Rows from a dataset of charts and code
>> begin
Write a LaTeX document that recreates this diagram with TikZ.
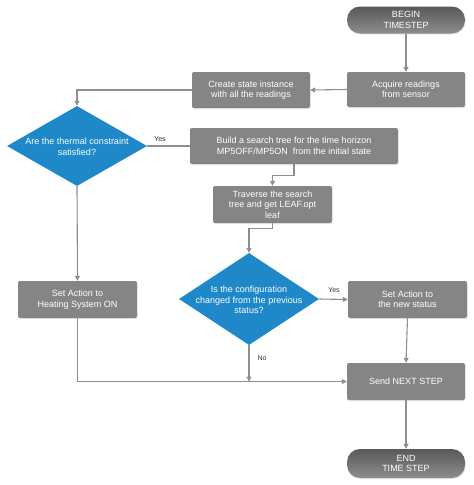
\documentclass[tikz,border=0pt]{standalone}
\usepackage{fontspec}
\setmainfont{Liberation Sans}
\usetikzlibrary{shapes.geometric,arrows.meta,shadows}
\definecolor{boxgray}{HTML}{858585}
\definecolor{linegray}{HTML}{8E8E8E}
\definecolor{dblue}{HTML}{1F88C8}
\definecolor{labgray}{HTML}{333333}
\tikzset{
  procbox/.style={draw=none, fill=boxgray, rounded corners=2pt, text=white, align=center,
    font=\fontsize{9}{10.5}\selectfont, inner sep=0pt,
    drop shadow={opacity=0.18, shadow xshift=0.6pt, shadow yshift=-1pt}},
  termbox/.style={draw=none, rounded corners=13pt, top color=black!65, bottom color=black!45,
    text=white, align=center, font=\fontsize{9}{10.5}\selectfont, inner sep=0pt,
    drop shadow={opacity=0.18, shadow xshift=0.6pt, shadow yshift=-1pt}},
  decis/.style={shape=diamond, fill=dblue, draw=none, inner sep=0pt, shape aspect=1.6},
  dtext/.style={text=white, align=center, font=\fontsize{9}{10.5}\selectfont, inner sep=0pt},
  conn/.style={draw=linegray, line width=1.1pt},
  arr/.style={conn, -{Triangle[length=5pt,width=5pt]}},
  lab/.style={text=labgray, font=\fontsize{7}{8}\selectfont, inner sep=0pt}
}
\begin{document}
\begin{tikzpicture}[x=1pt,y=-1pt]
\useasboundingbox (0,0) rectangle (474,485);
% nodes
\node[termbox, minimum width=118pt, minimum height=27pt] (begin) at (406,20) {BEGIN\\TIMESTEP};
\node[procbox, minimum width=118pt, minimum height=35pt] (acq) at (406,89.5) {Acquire readings\\from sensor};
\node[procbox, minimum width=118pt, minimum height=36pt] (create) at (251,90) {Create state instance\\with all the readings};
\node[decis, minimum width=140pt, minimum height=80pt] (d1) at (77,146) {};
\node[dtext] (d1t) at (77,147) {Are the thermal constraint\\satisfied?};
\node[procbox, minimum width=208pt, minimum height=36pt] (build) at (294,146) {Build a search tree for the time horizon\\MP5OFF/MP5ON\ \ from the initial state};
\node[procbox, minimum width=119pt, minimum height=37pt] (trav) at (272.5,204.5) {Traverse the search\\tree and get LEAF.opt\\leaf};
\node[decis, minimum width=140pt, minimum height=92pt] (d2) at (249,299) {};
\node[dtext] (d2t) at (249,300) {Is the configuration\\changed from the previous\\status?};
\node[procbox, minimum width=119pt, minimum height=37pt] (heat) at (77.5,299.5) {Set Action to\\Heating System ON};
\node[procbox, minimum width=119pt, minimum height=37pt] (newst) at (407.5,299.5) {Set Action to\\the new status};
\node[procbox, minimum width=118pt, minimum height=37pt] (send) at (406,381.5) {Send NEXT STEP};
\node[termbox, minimum width=118pt, minimum height=29pt] (endt) at (406,463.5) {END\\TIME STEP};
% connectors
\draw[arr] (begin.south) -- (acq.north);
\draw[arr] (acq.west) -- (create.east);
\draw[arr] (create.west) -| (d1.north);
\draw[conn] (d1.east) -- (build.west);
\node[lab] (yes1) at (160,139) {Yes};
\draw[arr] (build.south) -- ++(0,11) -| (trav.north);
\draw[arr] (trav.south) -- ++(0,5) -| (d2.north);
\draw[arr] (d2.east) -- (newst.west);
\node[lab] (yes2) at (334,290) {Yes};
\draw[arr] (newst.south) -- (send.north);
\draw[arr] (d2.south) -- (d2.south |- send.west);
\node[lab] (no) at (262,358) {No};
\draw[arr] (d1.south) -- (heat.north);
\draw[arr] (heat.south) |- (send.west);
\draw[arr] (send.south) -- (endt.north);
\end{tikzpicture}
\end{document}
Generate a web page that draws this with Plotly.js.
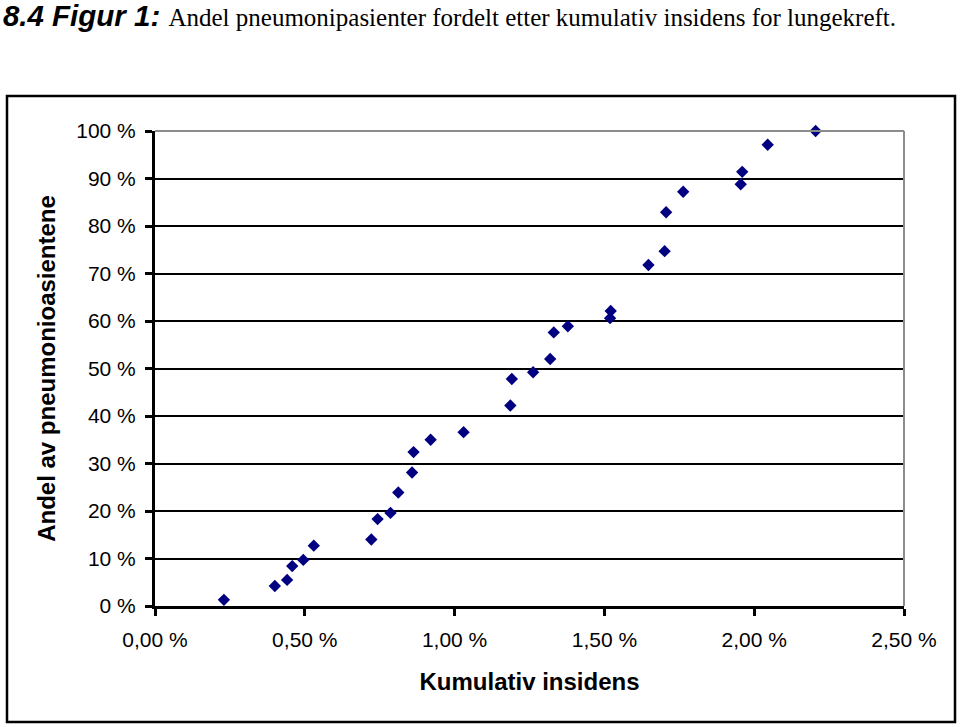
>> end
» Written problem
Each record must be quoted in full and exactly. Do not include the pictures.

» Exercise response
Write a LaTeX document that recreates this diagram with TikZ.
\documentclass[tikz,border=0pt]{standalone}
\usepackage{fontspec}
\setmainfont{Liberation Sans}
\usetikzlibrary{shapes.geometric,arrows.meta,shadows}
\definecolor{boxgray}{HTML}{858585}
\definecolor{linegray}{HTML}{8E8E8E}
\definecolor{dblue}{HTML}{1F88C8}
\definecolor{labgray}{HTML}{333333}
\tikzset{
  procbox/.style={draw=none, fill=boxgray, rounded corners=2pt, text=white, align=center,
    font=\fontsize{9}{10.5}\selectfont, inner sep=0pt,
    drop shadow={opacity=0.18, shadow xshift=0.6pt, shadow yshift=-1pt}},
  termbox/.style={draw=none, rounded corners=13pt, top color=black!65, bottom color=black!45,
    text=white, align=center, font=\fontsize{9}{10.5}\selectfont, inner sep=0pt,
    drop shadow={opacity=0.18, shadow xshift=0.6pt, shadow yshift=-1pt}},
  decis/.style={shape=diamond, fill=dblue, draw=none, inner sep=0pt, shape aspect=1.6},
  dtext/.style={text=white, align=center, font=\fontsize{9}{10.5}\selectfont, inner sep=0pt},
  conn/.style={draw=linegray, line width=1.1pt},
  arr/.style={conn, -{Triangle[length=5pt,width=5pt]}},
  lab/.style={text=labgray, font=\fontsize{7}{8}\selectfont, inner sep=0pt}
}
\begin{document}
\begin{tikzpicture}[x=1pt,y=-1pt]
\useasboundingbox (0,0) rectangle (474,485);
% nodes
\node[termbox, minimum width=118pt, minimum height=27pt] (begin) at (406,20) {BEGIN\\TIMESTEP};
\node[procbox, minimum width=118pt, minimum height=35pt] (acq) at (406,89.5) {Acquire readings\\from sensor};
\node[procbox, minimum width=118pt, minimum height=36pt] (create) at (251,90) {Create state instance\\with all the readings};
\node[decis, minimum width=140pt, minimum height=80pt] (d1) at (77,146) {};
\node[dtext] (d1t) at (77,147) {Are the thermal constraint\\satisfied?};
\node[procbox, minimum width=208pt, minimum height=36pt] (build) at (294,146) {Build a search tree for the time horizon\\MP5OFF/MP5ON\ \ from the initial state};
\node[procbox, minimum width=119pt, minimum height=37pt] (trav) at (272.5,204.5) {Traverse the search\\tree and get LEAF.opt\\leaf};
\node[decis, minimum width=140pt, minimum height=92pt] (d2) at (249,299) {};
\node[dtext] (d2t) at (249,300) {Is the configuration\\changed from the previous\\status?};
\node[procbox, minimum width=119pt, minimum height=37pt] (heat) at (77.5,299.5) {Set Action to\\Heating System ON};
\node[procbox, minimum width=119pt, minimum height=37pt] (newst) at (407.5,299.5) {Set Action to\\the new status};
\node[procbox, minimum width=118pt, minimum height=37pt] (send) at (406,381.5) {Send NEXT STEP};
\node[termbox, minimum width=118pt, minimum height=29pt] (endt) at (406,463.5) {END\\TIME STEP};
% connectors
\draw[arr] (begin.south) -- (acq.north);
\draw[arr] (acq.west) -- (create.east);
\draw[arr] (create.west) -| (d1.north);
\draw[conn] (d1.east) -- (build.west);
\node[lab] (yes1) at (160,139) {Yes};
\draw[arr] (build.south) -- ++(0,11) -| (trav.north);
\draw[arr] (trav.south) -- ++(0,5) -| (d2.north);
\draw[arr] (d2.east) -- (newst.west);
\node[lab] (yes2) at (334,290) {Yes};
\draw[arr] (newst.south) -- (send.north);
\draw[arr] (d2.south) -- (d2.south |- send.west);
\node[lab] (no) at (262,358) {No};
\draw[arr] (d1.south) -- (heat.north);
\draw[arr] (heat.south) |- (send.west);
\draw[arr] (send.south) -- (endt.north);
\end{tikzpicture}
\end{document}
Generate a web page that draws this with Plotly.js.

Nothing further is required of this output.